There are still eight games worth of NCAA basketball lines available for betting – including four on Friday – so it’s not quite time to hang up on the madness just yet.
After a brutally bad first day of parsing NCAA Tournament odds, I took everything back to formula. I let the second-round games play in the background last weekend as I mounted a fresh dive into the nuances of tournament point spreads.
The data was particularly revealing.
For one thing, favorites enjoyed a 13-7 ATS advantage throughout the early games on Tuesday (First Four), Wednesday (First Four), and Thursday – all days where fresh bettors are entering the market, looking to capitalize on the ubiquitous advice to bet on underdogs.
It’s possible that this could be a coincidence; it’s also possible that the NCAA odds were slanted toward the favorites just a touch.
After Thursday, the dogs had a much better record: 19-13 ATS, with 10 outright upsets by seed.
There was one key market inefficiency I identified in my research, and I’m using it to mark target sides throughout this second week of the tournament.
This trend successfully identified Arkansas (+9.5) as a compelling dog in its Thursday night outright upset of Gonzaga, and it’s now pointing toward one Friday game as well.
NCAA Odds: The Magic Zone for Betting on Tournament Underdogs
Particularly in the early rounds, NCAA tournament games tend to fall into one of three categories.
First, there’s the hopeless cases. We’re talking about No. 1 seeds beating down on No. 16 seeds and games with massive 20-point spreads. Upsets are very rare here – though they do happen every once in a while. Am I right, Saint Peter’s?
What are the odds 🤯
Saint Peter’s Peacocks are +650 to head to the Elite 8 tonight… pic.twitter.com/pr7VhAFXkv
— Action Network (@ActionNetworkHQ) March 25, 2022
On the other side of the spectrum is the total toss-up game. Think about 8/9 matchups here, or perhaps a No. 7 that’s only a 1.5-point favorite over a No. 10. Bracketologists are probably just going with their gut and hoping for the best; in an actual handicap, bettors are probably laying out on a lot of these completely.

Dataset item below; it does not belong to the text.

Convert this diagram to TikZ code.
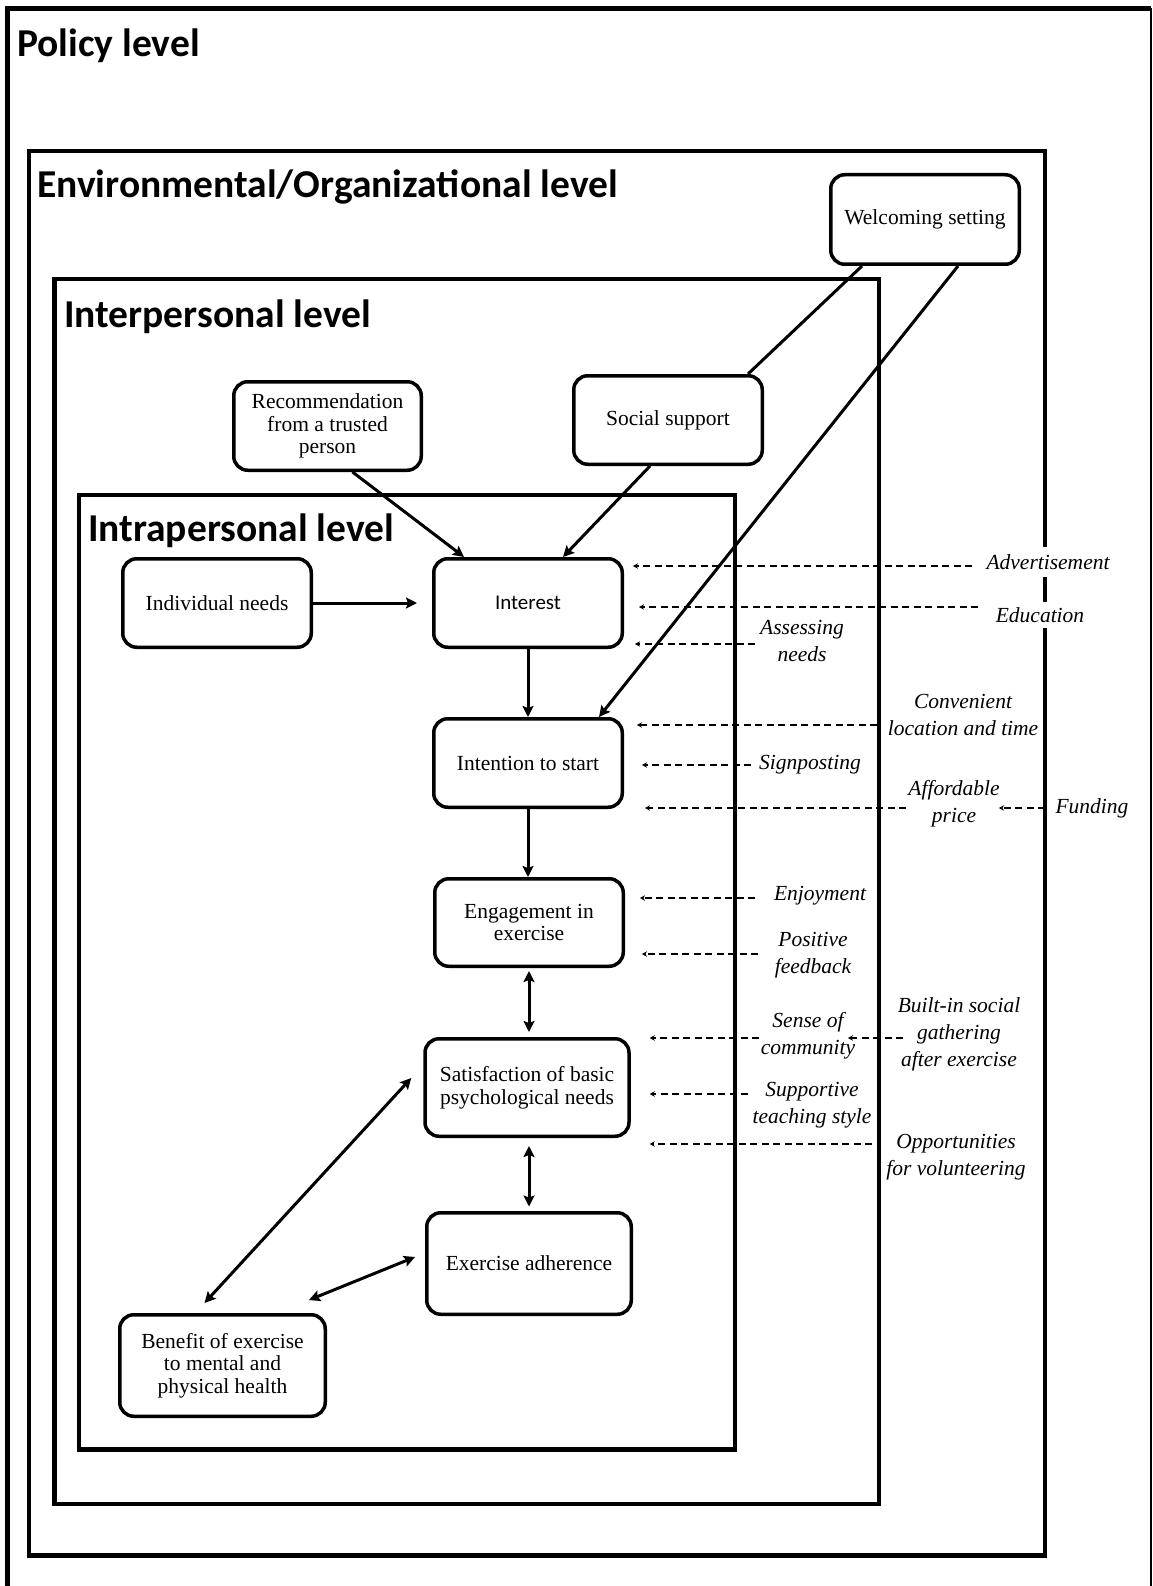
\documentclass[tikz,border=0pt]{standalone}
\usepackage{fontspec}
\setmainfont{Liberation Serif}
\newfontfamily\calib{Carlito}
\usetikzlibrary{arrows.meta,calc}
\begin{document}
\begin{tikzpicture}[x=1pt,y=-1pt,
  box/.style={draw,fill=white,line width=3.5pt,rounded corners=14pt,align=center,
    font=\fontsize{21.5}{22.5}\selectfont,inner sep=0pt},
  frm/.style={draw,line width=4.5pt},
  ttl/.style={anchor=base west,font=\calib\bfseries\fontsize{39.5}{42}\selectfont,inner sep=0pt},
  lab/.style={align=center,font=\itshape\fontsize{21.5}{27}\selectfont,inner sep=1pt},
  arr/.style={line width=3pt,-{Stealth[length=11pt,width=11pt,inset=2pt]}},
  darr/.style={line width=3pt,{Stealth[length=11pt,width=11pt,inset=2pt]}-{Stealth[length=11pt,width=11pt,inset=2pt]}},
  plain/.style={line width=3pt},
  dsh/.style={line width=1.8pt,dash pattern=on 7pt off 4.5pt,-{Stealth[length=5pt,width=5.5pt]}},
]
\useasboundingbox (0,0) rectangle (1152,1586);

% frames
\draw[line width=5pt] (7.5,1586) -- (7.5,8.5) -- (1151,8.5);
\draw[line width=2pt] (1151,8.5) -- (1151,1586);
\draw[frm] (29,151) rectangle (1045,1555.5);
\draw[frm] (54.5,279) rectangle (879,1504);
\draw[frm] (79,495) rectangle (735,1449.5);

% titles
\node[ttl] (tpol) at (17,57) {Policy level};
\node[ttl] (tenv) at (37,198) {Environmental/Organizational level};
\node[ttl] (tint) at (64,327) {Interpersonal level};
\node[ttl] (tintra) at (88,541) {Intrapersonal level};

% boxes
\node[box,minimum width=188.5pt,minimum height=89.5pt] (ws) at (925,219.5) {Welcoming setting};
\node[box,minimum width=188.5pt,minimum height=88.5pt] (ss) at (668,420) {Social support};
\node[box,minimum width=187.5pt,minimum height=88.5pt] (rec) at (327.5,426) {Recommendation\\from a trusted\\person};
\node[box,minimum width=188.5pt,minimum height=88.5pt] (ind) at (217,603) {Individual needs};
\node[box,minimum width=188.5pt,minimum height=88.5pt,font=\calib\fontsize{21}{22}\selectfont] (int) at (528,603) {Interest};
\node[box,minimum width=188.5pt,minimum height=88.5pt] (its) at (528,763) {Intention to start};
\node[box,minimum width=188.5pt,minimum height=87.5pt] (eng) at (529,922.5) {Engagement in\\exercise};
\node[box,minimum width=204pt,minimum height=97.5pt] (sat) at (527,1087.5) {Satisfaction of basic\\psychological needs};
\node[box,minimum width=204.5pt,minimum height=101.5pt] (adh) at (529,1263.5) {Exercise adherence};
\node[box,minimum width=205.5pt,minimum height=101.5pt] (ben) at (222.5,1365.5) {Benefit of exercise\\to mental and\\physical health};

% solid connectors
\draw[arr] ($(rec.south)+(25,0)$) -- ($(int.north)+(-64,0)$);
\draw[arr] ($(ss.south)+(-18,0)$) -- ($(int.north)+(35,0)$);
\draw[plain] ($(ws.south)+(-63,0)$) -- ($(ss.north east)+(-16,0)$);
\draw[arr] ($(ws.south)+(33,0)$) -- ($(its.north)+(71,0)$);
\draw[arr,shorten >=15pt] (ind.east) -- (int.west);
\draw[arr] (int.south) -- (its.north);
\draw[arr] (its.south) -- (its.south |- eng.north);
\draw[darr,shorten <=3pt,shorten >=5pt] (eng.south) -- (eng.south |- sat.north);
\draw[darr,shorten <=8pt,shorten >=4.5pt] (eng.south |- sat.south) -- (eng.south |- adh.north);
\draw[darr] ($(ben.north)+(-18,-10)$) -- ($(sat.west)+(-12,-9.5)$);
\draw[darr] ($(adh.west)+(-10,-6.5)$) -- ($(ben.north east)+(-18,-13)$);

% labels
\node[lab,fill=white,inner xsep=2pt,inner ysep=7pt] (adv) at (1048,562) {Advertisement};
\node[lab,fill=white,inner xsep=2pt,inner ysep=5pt] (edu) at (1040,615) {Education};
\node[lab] (ass) at (802,641) {Assessing\\needs};
\node[lab] (conv) at (963,714.5) {Convenient\\location and time};
\node[lab] (sign) at (810,765) {Signposting};
\node[lab] (aff) at (954,804) {Affordable\\price};
\node[lab] (fund) at (1092,808) {Funding};
\node[lab] (enj) at (820,896) {Enjoyment};
\node[lab] (pos) at (813,955) {Positive\\feedback};
\node[lab] (sense) at (808,1035.5) {Sense of\\community};
\node[lab] (built) at (959,1034.5) {Built-in social\\gathering\\after exercise};
\node[lab] (supp) at (812,1105.5) {Supportive\\teaching style};
\node[lab] (opp) at (956,1157) {Opportunities\\for volunteering};

% dashed connectors
\coordinate (cAdv) at (972,566);
\coordinate (cEdu) at (978,607);
\coordinate (cAss) at (755,644);
\coordinate (cConv) at (877,725);
\coordinate (cSign) at (751,765);
\coordinate (cAff) at (906,808);
\coordinate (cFund) at (1045,808);
\coordinate (cFundT) at (999,808);
\coordinate (cEnj) at (755,898);
\coordinate (cPos) at (758,954);
\coordinate (cSense) at (759,1038);
\coordinate (cBuilt) at (903,1038);
\coordinate (cBuiltT) at (848,1038);
\coordinate (cSupp) at (748,1094);
\coordinate (cOpp) at (872,1144);

\draw[dsh] (cAdv) -- ($(int.east |- cAdv)+(9,0)$);
\draw[dsh] (cEdu) -- ($(int.east |- cEdu)+(15,0)$);
\draw[dsh] (cAss) -- ($(int.east |- cAss)+(11,0)$);
\draw[dsh] (cConv) -- ($(its.east |- cConv)+(13,0)$);
\draw[dsh] (cSign) -- ($(its.east |- cSign)+(18,0)$);
\draw[dsh] (cAff) -- ($(its.east |- cAff)+(21,0)$);
\draw[dsh] (cFund) -- (cFundT);
\draw[dsh] (cEnj) -- ($(eng.east |- cEnj)+(15,0)$);
\draw[dsh] (cPos) -- ($(eng.east |- cPos)+(17,0)$);
\draw[dsh] (cSense) -- ($(sat.east |- cSense)+(19,0)$);
\draw[dsh] (cBuilt) -- (cBuiltT);
\draw[dsh] (cSupp) -- ($(sat.east |- cSupp)+(19,0)$);
\draw[dsh] (cOpp) -- ($(sat.east |- cOpp)+(19,0)$);
\end{tikzpicture}
\end{document}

In both of these cases, consistent point spread trends are hard to find. Big underdogs catching 20 or more points can sometimes squeak a cover in. Other times, they are completely blown out. Montana State, Norfolk State, Jacksonville State, and a few others are good examples in this year’s tournament.

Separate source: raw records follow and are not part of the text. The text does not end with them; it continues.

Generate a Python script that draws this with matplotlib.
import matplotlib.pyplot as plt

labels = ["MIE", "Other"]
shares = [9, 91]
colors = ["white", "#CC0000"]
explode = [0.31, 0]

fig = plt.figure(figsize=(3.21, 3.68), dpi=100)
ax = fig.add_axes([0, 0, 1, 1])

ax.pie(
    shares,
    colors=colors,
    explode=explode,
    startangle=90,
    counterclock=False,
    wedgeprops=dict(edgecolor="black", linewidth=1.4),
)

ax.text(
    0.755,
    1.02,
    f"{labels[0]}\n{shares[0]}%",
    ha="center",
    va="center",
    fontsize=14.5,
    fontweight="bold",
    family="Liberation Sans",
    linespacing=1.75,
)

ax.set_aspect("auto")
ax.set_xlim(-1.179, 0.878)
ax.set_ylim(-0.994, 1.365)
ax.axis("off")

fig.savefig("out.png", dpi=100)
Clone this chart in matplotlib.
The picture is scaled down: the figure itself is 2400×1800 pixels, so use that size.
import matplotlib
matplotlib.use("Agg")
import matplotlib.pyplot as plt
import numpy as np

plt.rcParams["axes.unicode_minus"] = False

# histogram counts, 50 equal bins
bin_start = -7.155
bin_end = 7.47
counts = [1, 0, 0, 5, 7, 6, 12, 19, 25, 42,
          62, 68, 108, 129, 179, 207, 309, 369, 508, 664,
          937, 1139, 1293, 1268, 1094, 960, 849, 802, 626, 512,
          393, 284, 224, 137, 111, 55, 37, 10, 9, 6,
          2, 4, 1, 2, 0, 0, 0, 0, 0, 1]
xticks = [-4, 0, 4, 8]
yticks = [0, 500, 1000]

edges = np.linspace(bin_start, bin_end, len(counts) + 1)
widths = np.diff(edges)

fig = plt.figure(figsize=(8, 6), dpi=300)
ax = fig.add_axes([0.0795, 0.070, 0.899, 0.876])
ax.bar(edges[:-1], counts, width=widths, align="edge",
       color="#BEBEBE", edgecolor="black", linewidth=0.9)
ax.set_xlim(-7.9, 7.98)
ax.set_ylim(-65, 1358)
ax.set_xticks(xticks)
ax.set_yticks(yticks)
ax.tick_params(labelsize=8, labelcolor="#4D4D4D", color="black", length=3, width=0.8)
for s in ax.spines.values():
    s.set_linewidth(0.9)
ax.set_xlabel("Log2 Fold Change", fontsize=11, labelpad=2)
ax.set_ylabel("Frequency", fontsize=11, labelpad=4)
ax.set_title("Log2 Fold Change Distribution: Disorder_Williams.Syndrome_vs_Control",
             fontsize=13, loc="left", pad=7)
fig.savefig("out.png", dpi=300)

On the toss-up front, favorites held a big edge this year. Teams that were favored by 1-4 points 15-6 ATS throughout the first two rounds, though I personally assessed this to be anomalous data.
This year’s tournament has been marked by dramatic and memorable upsets, but many of the competitive-on-paper games fell toward the favorites. Historically, this is not necessarily true of the tournament.

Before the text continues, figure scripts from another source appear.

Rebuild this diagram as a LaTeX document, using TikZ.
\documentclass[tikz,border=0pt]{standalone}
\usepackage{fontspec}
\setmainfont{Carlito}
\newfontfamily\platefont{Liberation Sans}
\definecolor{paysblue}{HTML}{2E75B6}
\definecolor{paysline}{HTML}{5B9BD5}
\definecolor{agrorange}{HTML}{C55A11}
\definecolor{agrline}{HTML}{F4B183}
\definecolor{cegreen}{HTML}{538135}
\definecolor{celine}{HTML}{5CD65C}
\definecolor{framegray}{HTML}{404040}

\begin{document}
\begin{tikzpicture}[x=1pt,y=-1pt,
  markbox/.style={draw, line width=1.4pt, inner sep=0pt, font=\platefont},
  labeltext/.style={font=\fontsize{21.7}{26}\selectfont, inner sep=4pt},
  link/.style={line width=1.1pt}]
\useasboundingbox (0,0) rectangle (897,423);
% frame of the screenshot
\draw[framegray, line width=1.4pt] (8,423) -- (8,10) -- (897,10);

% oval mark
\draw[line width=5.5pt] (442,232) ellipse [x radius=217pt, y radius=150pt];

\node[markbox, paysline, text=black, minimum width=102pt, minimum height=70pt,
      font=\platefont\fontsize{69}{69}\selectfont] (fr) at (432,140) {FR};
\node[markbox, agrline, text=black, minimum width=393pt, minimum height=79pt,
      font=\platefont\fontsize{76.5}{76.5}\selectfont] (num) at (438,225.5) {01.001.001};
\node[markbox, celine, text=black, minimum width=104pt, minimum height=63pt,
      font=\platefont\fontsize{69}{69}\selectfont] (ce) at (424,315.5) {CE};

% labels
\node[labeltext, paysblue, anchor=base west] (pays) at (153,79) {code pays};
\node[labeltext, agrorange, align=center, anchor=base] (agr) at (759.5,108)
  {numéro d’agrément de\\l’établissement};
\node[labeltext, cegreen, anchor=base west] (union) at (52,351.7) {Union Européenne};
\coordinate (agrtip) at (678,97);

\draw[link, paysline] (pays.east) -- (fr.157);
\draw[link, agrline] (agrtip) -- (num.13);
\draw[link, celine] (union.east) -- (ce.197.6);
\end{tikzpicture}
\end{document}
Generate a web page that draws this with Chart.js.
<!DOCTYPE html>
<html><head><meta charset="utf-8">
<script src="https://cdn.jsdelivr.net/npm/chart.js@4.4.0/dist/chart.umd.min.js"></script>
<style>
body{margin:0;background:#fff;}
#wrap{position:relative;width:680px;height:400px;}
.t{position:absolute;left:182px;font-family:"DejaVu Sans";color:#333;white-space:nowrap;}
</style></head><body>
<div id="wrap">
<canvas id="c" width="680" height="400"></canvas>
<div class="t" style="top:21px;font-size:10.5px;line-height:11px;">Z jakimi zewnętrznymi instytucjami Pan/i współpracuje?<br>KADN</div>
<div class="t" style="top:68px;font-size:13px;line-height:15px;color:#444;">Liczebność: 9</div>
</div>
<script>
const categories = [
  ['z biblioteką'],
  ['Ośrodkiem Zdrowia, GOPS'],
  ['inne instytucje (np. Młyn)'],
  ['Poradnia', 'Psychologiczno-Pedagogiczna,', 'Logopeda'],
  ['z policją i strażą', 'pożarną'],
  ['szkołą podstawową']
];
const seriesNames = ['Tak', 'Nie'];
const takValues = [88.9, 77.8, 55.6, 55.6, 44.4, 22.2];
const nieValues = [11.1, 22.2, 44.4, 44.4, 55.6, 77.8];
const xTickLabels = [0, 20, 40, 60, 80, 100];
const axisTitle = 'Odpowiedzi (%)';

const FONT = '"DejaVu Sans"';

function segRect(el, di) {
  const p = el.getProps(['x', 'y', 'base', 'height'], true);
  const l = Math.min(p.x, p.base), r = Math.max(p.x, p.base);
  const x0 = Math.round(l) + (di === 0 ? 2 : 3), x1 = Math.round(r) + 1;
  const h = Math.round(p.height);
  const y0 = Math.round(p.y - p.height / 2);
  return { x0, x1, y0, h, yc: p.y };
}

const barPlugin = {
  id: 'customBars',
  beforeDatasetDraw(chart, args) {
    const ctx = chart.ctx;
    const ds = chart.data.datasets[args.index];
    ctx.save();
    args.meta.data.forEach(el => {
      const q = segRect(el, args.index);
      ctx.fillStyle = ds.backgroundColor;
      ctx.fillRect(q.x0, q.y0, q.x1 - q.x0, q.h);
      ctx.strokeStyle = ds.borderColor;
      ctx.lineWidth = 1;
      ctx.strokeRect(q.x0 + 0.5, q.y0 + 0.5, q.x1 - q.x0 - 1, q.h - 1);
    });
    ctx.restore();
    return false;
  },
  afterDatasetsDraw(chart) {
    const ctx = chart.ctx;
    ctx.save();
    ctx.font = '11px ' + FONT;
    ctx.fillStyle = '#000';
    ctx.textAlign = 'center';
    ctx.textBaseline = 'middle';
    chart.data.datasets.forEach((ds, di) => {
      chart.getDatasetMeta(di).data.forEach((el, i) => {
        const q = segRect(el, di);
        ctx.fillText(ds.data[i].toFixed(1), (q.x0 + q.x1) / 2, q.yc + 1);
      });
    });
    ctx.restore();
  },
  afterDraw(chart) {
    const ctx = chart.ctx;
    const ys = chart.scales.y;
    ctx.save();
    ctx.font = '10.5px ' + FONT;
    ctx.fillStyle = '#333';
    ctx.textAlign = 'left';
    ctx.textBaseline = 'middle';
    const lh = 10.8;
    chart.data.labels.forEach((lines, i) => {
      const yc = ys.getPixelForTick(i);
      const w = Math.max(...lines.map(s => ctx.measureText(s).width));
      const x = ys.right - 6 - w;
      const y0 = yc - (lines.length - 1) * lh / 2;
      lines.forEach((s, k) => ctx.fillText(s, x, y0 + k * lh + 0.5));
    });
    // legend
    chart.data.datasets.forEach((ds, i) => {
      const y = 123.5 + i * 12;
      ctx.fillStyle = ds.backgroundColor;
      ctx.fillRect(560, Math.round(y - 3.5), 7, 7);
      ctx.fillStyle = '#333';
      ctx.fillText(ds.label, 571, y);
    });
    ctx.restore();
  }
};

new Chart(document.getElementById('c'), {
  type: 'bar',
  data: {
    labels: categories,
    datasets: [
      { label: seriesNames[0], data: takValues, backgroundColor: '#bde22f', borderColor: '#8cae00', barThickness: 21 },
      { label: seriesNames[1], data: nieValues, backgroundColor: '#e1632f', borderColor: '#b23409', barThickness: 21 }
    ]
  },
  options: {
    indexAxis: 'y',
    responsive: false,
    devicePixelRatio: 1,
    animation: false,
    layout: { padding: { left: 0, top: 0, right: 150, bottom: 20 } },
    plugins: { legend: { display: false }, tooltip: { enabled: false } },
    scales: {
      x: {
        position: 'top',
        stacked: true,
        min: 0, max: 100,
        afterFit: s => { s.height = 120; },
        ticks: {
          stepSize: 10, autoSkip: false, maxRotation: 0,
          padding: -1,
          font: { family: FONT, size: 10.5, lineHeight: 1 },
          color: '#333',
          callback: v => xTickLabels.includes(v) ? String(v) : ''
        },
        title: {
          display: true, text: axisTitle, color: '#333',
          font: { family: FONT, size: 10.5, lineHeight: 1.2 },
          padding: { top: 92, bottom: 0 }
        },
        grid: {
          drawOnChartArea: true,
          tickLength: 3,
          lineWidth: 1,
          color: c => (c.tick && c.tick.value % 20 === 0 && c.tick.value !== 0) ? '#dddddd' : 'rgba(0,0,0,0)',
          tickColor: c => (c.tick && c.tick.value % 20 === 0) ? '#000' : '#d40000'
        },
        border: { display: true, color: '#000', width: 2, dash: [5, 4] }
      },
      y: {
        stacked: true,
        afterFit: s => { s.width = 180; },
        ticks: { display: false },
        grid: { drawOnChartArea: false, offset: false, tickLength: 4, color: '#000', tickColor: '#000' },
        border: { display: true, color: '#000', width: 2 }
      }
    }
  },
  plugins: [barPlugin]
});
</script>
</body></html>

Aside from these two broad outcomes on either end of the spectrum, there is a middle ground of upsets with extremely high ROI potential.
Underdogs who closed between 4.5 and 8.5 points were massively profitable during the first week of the NCAA tournament, finishing 11-4 ATS with six outright money line upsets.
This zone is what I like to call the “money line parlay” zone – where it seems like one team is going to win, but uncertainty about cover potential pushes bettors to consider a short parlay of multiple favorites.
But with the tournament creating this much annual carnage, it’s much more profitable to blind bet outright upsets for underdogs in this zone, rather than try to piece together money line parlays that are likely to fail.
Lest you think this trend was specific to this year’s NCAA basketball odds… it’s not. I went back and checked tournaments from previous years, and the trend holds up.
Some outright upsets from last year from this zone that you might remember: Oral Roberts (+7.5) over Florida, Loyola (+7) over Illinois, and Oregon State (+6) over Oklahoma State.
Thursday night, Arkansas closed at +9.5, which means they don’t technically fall into this category. However, the Razorbacks did open at 8.5, which was enough to make me consider looking at the Gonzaga upset a little more carefully.
For Friday’s games, one specific matchup falls neatly into this category: Providence (+6.5) vs. Kansas.
The ROI on these numbers is enough by itself for me to bet Providence on the spread and the money line, but that’s not the only data indicating the Friars are the right side.
There’s a mountain of professional money that has moved this number from its opening line at +8 down to its current position at +6.5.
The numbers speak for themselves. If you only hit the online sportsbook for one NCAA tournament bet on Friday, make it Providence plus the points.